Analyzer doesn’t actually support CPA attacks across multiple bytes. The rest of the bytes of the key are just 0 by default, with each byte of the key being found individually. This works well for most standard models, since each byte can be found independently, but it won’t for this attack due to the state being combined via mixcolumns. To attack multiple bytes, you’ll either need to modify chipwhisperer/analyzer/attacks/cpa_algorithms/ to guess across multiple bytes, or write your own attack algorithm.

That being said, even with the above modifications, you have a much larger key search space (16*2^8 vs 4*2^32) so the attack will be much harder and probably not feasible.

EDIT: Actually, thinking about it more, the search space will be even worse since the bytes of the key are combined during the key scheduling. There might be some sort of vulnerability with that, but that’s well beyond my cryptographic capabilities.


One thought, just in case: are you actually doing two complete rounds in a single clock cycle, or have you pipelined the rounds, e.g. with two instances each doing one round/cycle? The latter is what I’m used to seeing, and if that’s the case, then the standard model could work (albeit with more traces due to the noise contributed by the second parallel instance of round logic).

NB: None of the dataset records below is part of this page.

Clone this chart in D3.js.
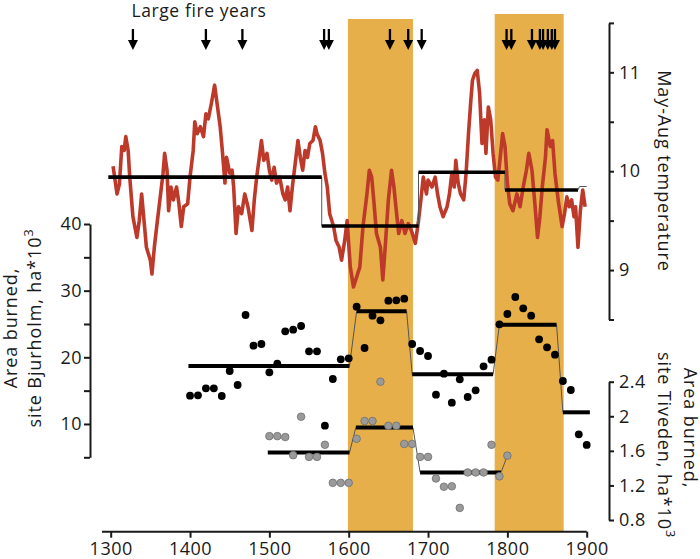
<!DOCTYPE html>
<html>
<head>
<meta charset="utf-8">
<script src="https://cdnjs.cloudflare.com/ajax/libs/d3/7.8.5/d3.min.js"></script>
<style>
    body { margin: 0; background: #fff }
    text { font-family: "Open Sans", sans-serif; fill: #1a1a1a }
</style>
</head>
<body>
<div id="chart"></div>
<script>
// reconstruction of summer temperature (deg C)
let tempYears = [1303, 1308, 1311, 1314, 1317, 1319, 1322, 1324, 1328, 1333, 1336, 1339, 1342, 1345, 1350, 1352, 1355, 1358, 1362, 1366,
    1368, 1371, 1373, 1376, 1379, 1383, 1386, 1389, 1392, 1397, 1400, 1404, 1406, 1409, 1413, 1417, 1420, 1423, 1427, 1431,
    1434, 1438, 1441, 1444, 1446, 1450, 1453, 1455, 1458, 1461, 1465, 1469, 1473, 1478, 1481, 1484, 1488, 1490, 1493, 1497,
    1500, 1503, 1506, 1509, 1513, 1517, 1520, 1523, 1526, 1529, 1532, 1536, 1539, 1542, 1545, 1548, 1551, 1555, 1558, 1560,
    1564, 1567, 1570, 1573, 1576, 1581, 1584, 1588, 1591, 1595, 1598, 1602, 1606, 1610, 1614, 1618, 1623, 1626, 1629, 1632,
    1635, 1640, 1643, 1646, 1650, 1654, 1657, 1660, 1663, 1667, 1671, 1675, 1679, 1684, 1688, 1691, 1694, 1698, 1700, 1705,
    1709, 1712, 1715, 1719, 1724, 1727, 1730, 1733, 1735, 1738, 1741, 1745, 1748, 1751, 1754, 1756, 1759, 1762, 1765, 1768,
    1771, 1773, 1776, 1779, 1782, 1785, 1788, 1791, 1794, 1797, 1800, 1803, 1807, 1812, 1816, 1820, 1824, 1827, 1831, 1835,
    1838, 1841, 1844, 1848, 1850, 1854, 1857, 1860, 1864, 1869, 1872, 1875, 1878, 1881, 1884, 1886, 1889, 1892, 1895, 1898]
let tempValues = [10.05, 9.77, 9.87, 10.25, 10.21, 10.35, 10.21, 9.94, 9.54, 9.33, 9.5, 9.77, 9.5, 9.23, 9.1, 8.96, 9.23, 9.44, 9.71, 9.98,
    10.18, 10.01, 9.6, 9.84, 9.71, 9.84, 9.67, 9.44, 9.64, 9.67, 9.94, 10.21, 10.5, 10.38, 10.45, 10.35, 10.58, 10.53, 10.69, 10.87,
    10.69, 10.45, 10.18, 9.88, 10.14, 9.98, 10.01, 9.84, 9.37, 9.64, 9.57, 9.77, 9.64, 9.4, 9.71, 9.94, 10.18, 10.31, 10.11, 10.18,
    10.01, 9.91, 10.04, 9.88, 9.94, 9.77, 9.71, 9.84, 9.6, 9.84, 10.04, 10.31, 10.14, 10.01, 10.21, 10.14, 10.28, 10.31, 10.45, 10.38,
    10.31, 10.18, 9.98, 9.84, 9.57, 9.44, 9.3, 9.23, 9.1, 9.3, 9.5, 9.03, 8.83, 8.93, 9.03, 9.44, 9.77, 10.01, 9.94, 9.67,
    9.37, 9.23, 8.9, 9.23, 9.71, 10.01, 9.84, 9.6, 9.37, 9.5, 9.37, 9.47, 9.4, 9.27, 9.5, 9.71, 9.94, 9.77, 9.91, 9.84,
    9.94, 9.77, 9.64, 9.54, 9.64, 9.77, 9.98, 9.84, 10.11, 9.88, 9.77, 9.71, 9.98, 10.38, 10.72, 10.92, 10.99, 11.02, 10.79, 10.28,
    10.52, 10.18, 10.65, 10.52, 10.18, 9.94, 9.91, 10.14, 10.38, 10.25, 9.88, 9.67, 9.6, 9.77, 9.64, 9.84, 10.01, 10.18, 10.01, 9.64,
    9.33, 9.54, 9.84, 10.14, 10.42, 10.25, 10.31, 9.98, 9.71, 9.44, 9.57, 9.74, 9.64, 9.71, 9.54, 9.64, 9.23, 9.6, 9.81, 9.64]
// period means of temperature: [from, to, value]
let tempMeans = [[1297, 1566, 9.94], [1566, 1688, 9.445], [1688, 1797, 9.99], [1797, 1889, 9.81]]
let tempTail = [[1889, 9.81], [1891, 9.845], [1900, 9.845]]

// area burned, Bjurholm (decadal)
let bjYears = [1400, 1410, 1420, 1430, 1440, 1450, 1460, 1470, 1480, 1490, 1500, 1510, 1520, 1530, 1540, 1550, 1560, 1570,
    1580, 1590, 1600, 1610, 1620, 1630, 1640, 1650, 1660, 1670, 1680, 1690, 1700, 1710, 1720, 1730, 1740, 1750, 1760,
    1770, 1780, 1790, 1800, 1810, 1820, 1830, 1840, 1850, 1860, 1870, 1880, 1890, 1900]
let bjValues = [14.25, 14.3, 15.35, 15.35, 14.2, 17.95, 15.85, 26.35, 21.75, 22.0, 17.75, 19.05, 23.9, 24.15, 24.7, 20.9, 20.9, 9.75,
    16.75, 19.7, 19.85, 27.6, 21.4, 26.25, 25.55, 28.5, 28.55, 28.8, 22.0, 20.95, 20.2, 14.4, 17.55, 13.2, 16.7, 14.05, 15.05,
    18.65, 19.65, 24.95, 26.5, 29.05, 27.35, 26.25, 22.7, 21.5, 20.4, 16.45, 15.1, 8.45, 6.85]
let bjMeans = [[1398, 1601, 18.7], [1610, 1673, 26.9], [1680, 1782, 17.45], [1790, 1862, 24.9], [1870, 1904, 11.75]]

// area burned, Tiveden (decadal)
let tvYears = [1500, 1510, 1520, 1530, 1540, 1550, 1560, 1570, 1580, 1590, 1600, 1610, 1620, 1630, 1640, 1650,
    1660, 1670, 1680, 1690, 1700, 1710, 1720, 1730, 1740, 1750, 1760, 1770, 1780, 1790, 1800]
let tvValues = [1.77, 1.77, 1.76, 1.55, 1.995, 1.53, 1.53, 1.67, 1.23, 1.23, 1.23, 1.74, 1.945, 1.945, 2.4, 1.89,
    1.89, 1.68, 1.68, 1.53, 1.53, 1.28, 1.185, 1.19, 0.94, 1.35, 1.35, 1.35, 1.67, 1.305, 1.545]
let tvMeans = [[1498, 1601, 1.58], [1609, 1681, 1.87], [1690, 1792, 1.35]]

let fireYears = [1328, 1420, 1466, 1569, 1575, 1652, 1675, 1692, 1799, 1805, 1831, 1841, 1845, 1851, 1856, 1860]
let coldPeriods = [[1599, 1681], [1784, 1871]]

let xTicks = [1300, 1400, 1500, 1600, 1700, 1800, 1900]
let tempTicks = [8.5, 9, 9.5, 10, 10.5, 11, 11.5]
let bjTicks = [5, 10, 15, 20, 25, 30, 35, 40]
let tvTicks = [0.8, 1.2, 1.6, 2, 2.4]

let W = 700, H = 559
let svg = d3.select("#chart").append("svg").attr("width", W).attr("height", H)

let x = d3.scaleLinear().domain([1300, 1900]).range([110.7, 586.7])
let yT = d3.scaleLinear().domain([8.5, 11.5]).range([319.5, 22.9])
let yB = d3.scaleLinear().domain([5, 40]).range([457.3, 224])
let yV = d3.scaleLinear().domain([0.8, 2.4]).range([520, 381.7])

// orange bands behind everything
let bandTops = [19, 14]
svg.selectAll(".band").data(coldPeriods).enter().append("rect")
    .attr("class", "band")
    .attr("x", d => x(d[0]))
    .attr("width", d => x(d[1]) - x(d[0]))
    .attr("y", (d, i) => bandTops[i])
    .attr("height", (d, i) => 531 - bandTops[i])
    .attr("fill", "#E7AF4A")

// temperature curve
let tempData = tempYears.map((yr, i) => [yr, tempValues[i]])
svg.append("path").datum(tempData)
    .attr("fill", "none")
    .attr("stroke", "#BD3A2A")
    .attr("stroke-width", 3.6)
    .attr("stroke-linejoin", "round")
    .attr("d", d3.line().x(d => x(d[0])).y(d => yT(d[1])))

// step means with thin connectors
let drawMeans = (means, yScale, thick) => {
    // thin joins from the end of one period to the start of the next
    for (let i = 1; i < means.length; i++) {
        svg.append("line")
            .attr("x1", x(means[i - 1][1])).attr("y1", yScale(means[i - 1][2]))
            .attr("x2", x(means[i][0])).attr("y2", yScale(means[i][2]))
            .attr("stroke", "#555").attr("stroke-width", 1)
    }
    svg.selectAll(null).data(means).enter().append("line")
        .attr("x1", d => x(d[0])).attr("x2", d => x(d[1]))
        .attr("y1", d => yScale(d[2])).attr("y2", d => yScale(d[2]))
        .attr("stroke", "#000").attr("stroke-width", thick)
}
drawMeans(tempMeans, yT, 3.6)
svg.append("path").datum(tempTail)
    .attr("fill", "none").attr("stroke", "#555").attr("stroke-width", 1)
    .attr("d", d3.line().x(d => x(d[0])).y(d => yT(d[1])))

// tiveden connector to last dot
let tvLast = tvMeans[tvMeans.length - 1]
svg.append("line")
    .attr("x1", x(tvLast[1])).attr("y1", yV(tvLast[2]))
    .attr("x2", x(tvYears[tvYears.length - 1])).attr("y2", yV(tvValues[tvValues.length - 1]))
    .attr("stroke", "#555").attr("stroke-width", 1)
drawMeans(tvMeans, yV, 4)
drawMeans(bjMeans, yB, 4)

// dots
svg.selectAll(".tv").data(tvYears).enter().append("circle")
    .attr("class", "tv")
    .attr("cx", d => x(d))
    .attr("cy", (d, i) => yV(tvValues[i]))
    .attr("r", 3.8)
    .attr("fill", "#9a9a9a").attr("stroke", "#6e6e6e").attr("stroke-width", 0.8)
svg.selectAll(".bj").data(bjYears).enter().append("circle")
    .attr("class", "bj")
    .attr("cx", d => x(d))
    .attr("cy", (d, i) => yB(bjValues[i]))
    .attr("r", 3.9)
    .attr("fill", "#000")

// large fire year arrows
let arrows = svg.selectAll(".arrow").data(fireYears).enter().append("g")
    .attr("class", "arrow")
    .attr("transform", d => `translate(${x(d)},0)`)
arrows.append("line").attr("x1", 0).attr("x2", 0).attr("y1", 29).attr("y2", 42)
    .attr("stroke", "#000").attr("stroke-width", 2.3)
arrows.append("path").attr("d", "M-5,40L5,40L0,50Z").attr("fill", "#000")

svg.append("text").attr("x", 199).attr("y", 17).attr("text-anchor", "middle")
    .style("font-size", "17.5px").style("letter-spacing", "0.6px").text("Large fire years")

// axes
let styleAxis = (g) => {
    g.selectAll("path, line").attr("stroke", "#1a1a1a").attr("stroke-width", 2)
    g.selectAll("text").style("font-size", "18px").style("letter-spacing", "0.5px").attr("fill", "#1a1a1a")
}

let xAxis = svg.append("g").attr("transform", "translate(0,531.7)")
    .call(d3.axisBottom(x).tickValues(xTicks).tickFormat(d3.format("d")).tickSize(6).tickSizeOuter(0))
xAxis.select(".domain").remove()
xAxis.append("line").attr("x1", 102).attr("x2", x(1900))
xAxis.selectAll("text").attr("y", 11).attr("dy", "0.71em")
styleAxis(xAxis)

let tAxis = svg.append("g").attr("transform", "translate(609,0)")
    .call(d3.axisRight(yT).tickValues(tempTicks).tickFormat(d => d % 1 === 0 ? d : "").tickSize(5).tickSizeOuter(0))
tAxis.selectAll("text").attr("x", 10)
styleAxis(tAxis)

let bAxis = svg.append("g").attr("transform", "translate(90,0)")
    .call(d3.axisLeft(yB).tickValues(bjTicks).tickFormat(d => d % 10 === 0 ? d : "").tickSize(6).tickSizeOuter(0))
bAxis.selectAll("text").attr("x", -8)
styleAxis(bAxis)

let vAxis = svg.append("g").attr("transform", "translate(609,0)")
    .call(d3.axisRight(yV).tickValues(tvTicks).tickFormat(d3.format("")).tickSize(5).tickSizeOuter(0))
vAxis.selectAll("text").attr("x", 10)
styleAxis(vAxis)

// axis titles
let rotTitle = (cx, cy, angle, parts) => {
    let t = svg.append("text")
        .attr("transform", `translate(${cx},${cy}) rotate(${angle})`)
        .attr("text-anchor", "middle")
        .style("font-size", "18px")
        .style("letter-spacing", "0.9px")
    parts.forEach(p => {
        t.append("tspan").attr("baseline-shift", p[1] ? "super" : null)
            .style("font-size", p[1] ? "12.5px" : null).text(p[0])
    })
}
rotTitle(16.5, 328, -90, [["Area burned,"]])
rotTitle(41, 328, -90, [["site Bjurholm, ha*10"], ["3", true]])
rotTitle(658, 171, 90, [["May-Aug temperature"]])
rotTitle(683.5, 428, 90, [["Area burned,"]])
rotTitle(658, 445, 90, [["site Tiveden, ha*10"], ["3", true]])
</script>
</body>
</html>
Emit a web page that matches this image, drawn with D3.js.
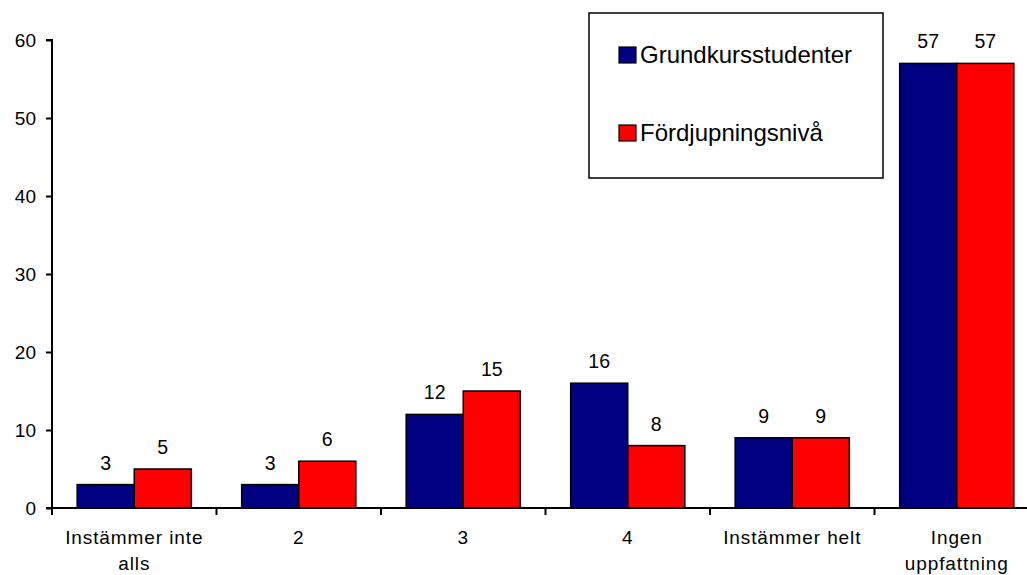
<!DOCTYPE html>
<html><head><meta charset="utf-8">
<script src="https://cdn.jsdelivr.net/npm/d3@7"></script>
<style>body{margin:0;background:#fff}svg{display:block;font-family:"Liberation Sans",Arial,sans-serif}</style>
</head><body><svg id="c" width="1027" height="575"></svg>
<script>
const categories = [["Instämmer inte","alls"],["2"],["3"],["4"],["Instämmer helt"],["Ingen","uppfattning"]];
const seriesNames = ["Grundkursstudenter","Fördjupningsnivå"];
const grund = [3,3,12,16,9,57];
const fordj = [5,6,15,8,9,57];
const colors = ["#000080","#FF0000"];
const yTicks = [0,10,20,30,40,50,60];

const svg = d3.select("#c");
const mLeft = 52, mRight = 1039, mTop = 40, mBottom = 508;
const idx = d3.range(categories.length);
const x = d3.scaleBand().domain(idx).range([mLeft,mRight]).paddingInner(0.306).paddingOuter(0.153);
const xBand = d3.scaleBand().domain(idx).range([mLeft,mRight]);
const xs = d3.scaleBand().domain([0,1]).range([0,x.bandwidth()]);
const y = d3.scaleLinear().domain([0,60]).range([mBottom,mTop]);

// bars
const series = [grund,fordj];
series.forEach((vals,s)=>{
  svg.append("g").selectAll("rect").data(vals).join("rect")
    .attr("x",(d,i)=>x(i)+xs(s)).attr("y",d=>y(d))
    .attr("width",xs.bandwidth()).attr("height",d=>y(0)-y(d))
    .attr("fill",colors[s]).attr("stroke","#000").attr("stroke-width",1.5);
  svg.append("g").selectAll("text").data(vals).join("text")
    .attr("x",(d,i)=>x(i)+xs(s)+xs.bandwidth()/2).attr("y",d=>y(d)-15)
    .attr("text-anchor","middle").attr("font-size",19.5).text(d=>d);
});

// y axis
const ya = svg.append("g").attr("transform",`translate(${mLeft},0)`)
  .call(d3.axisLeft(y).tickValues(yTicks).tickSize(6).tickPadding(10));
ya.select(".domain").attr("stroke","#000").attr("stroke-width",2).attr("d",`M-6,${mTop}H0V${mBottom}`);
ya.selectAll(".tick line").attr("stroke","#000").attr("stroke-width",2);
ya.selectAll(".tick text").attr("font-size",19).attr("fill","#000").attr("font-family","Liberation Sans, Arial, sans-serif");

// x axis
svg.append("line").attr("x1",mLeft-6).attr("x2",1027).attr("y1",mBottom).attr("y2",mBottom).attr("stroke","#000").attr("stroke-width",2);
svg.append("g").selectAll("line").data(idx).join("line")
  .attr("x1",i=>xBand(i)).attr("x2",i=>xBand(i)).attr("y1",mBottom).attr("y2",mBottom+7)
  .attr("stroke","#000").attr("stroke-width",2);
const lab = svg.append("g").selectAll("text").data(categories).join("text")
  .attr("text-anchor","middle").attr("font-size",19).attr("letter-spacing",0.9)
  .attr("transform",(d,i)=>`translate(${x(i)+x.bandwidth()/2},${mBottom+36})`);
lab.selectAll("tspan").data(d=>d).join("tspan").attr("x",0).attr("dy",(d,j)=>j?26:0).text(d=>d);

// legend
const lg = svg.append("g");
lg.append("rect").attr("x",589).attr("y",13).attr("width",294).attr("height",165).attr("fill","#fff").attr("stroke","#000").attr("stroke-width",1.5);
const ly = [55,133];
seriesNames.forEach((n,s)=>{
  lg.append("rect").attr("x",619).attr("y",ly[s]-8).attr("width",17).attr("height",16).attr("fill",colors[s]).attr("stroke","#000").attr("stroke-width",1.2);
  lg.append("text").attr("x",640).attr("y",ly[s]+8).attr("font-size",24).text(n);
});
</script></body></html>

Thank you for your answers guys.

Alex - I understand your point about the mixcolumns, but I saw on CW github that there is a model implementing mixcolumns in it:




class Round1Round2StateDiff_KeyMix(AESLeakageHelper):
    name = 'HD: AES Round1/Round2 State diff for key addition'
    def leakage(self, pt, ct, key, bnum):
        state = [pt[i] ^ key[i] for i in range(0, 16)]
        state1 = state[:]
        state = self.subbytes(state)
        state = self.shiftrows(state)
        state = self.mixcolumns(state)

        key2 = self.key_schedule_rounds(key, 0, 1)
        state = [state[i] ^ key2[i] for i in range(0, 16)]

        return state[bnum] ^ state1[bnum]

What is the difference? What am I missing? Doesn’t this model work?

Jean-Pierre - this engine is really doing 2 rounds per cycle, no pipelined rounds.

Thanks again,

Hi Ohad,

There’s a few models in there that are definitely non-functional. Anything in there that uses more than one byte of the key won’t work. There are some comments/exceptions in that indicate that there were plans to allow an “attack” with a fully known key (basically you know every byte of the key except the one that you’re guessing), in which case you can easily perform the mixcolumns and key scheduling operations, but I don’t think this was ever actually implemented.


Thank you for this clarification.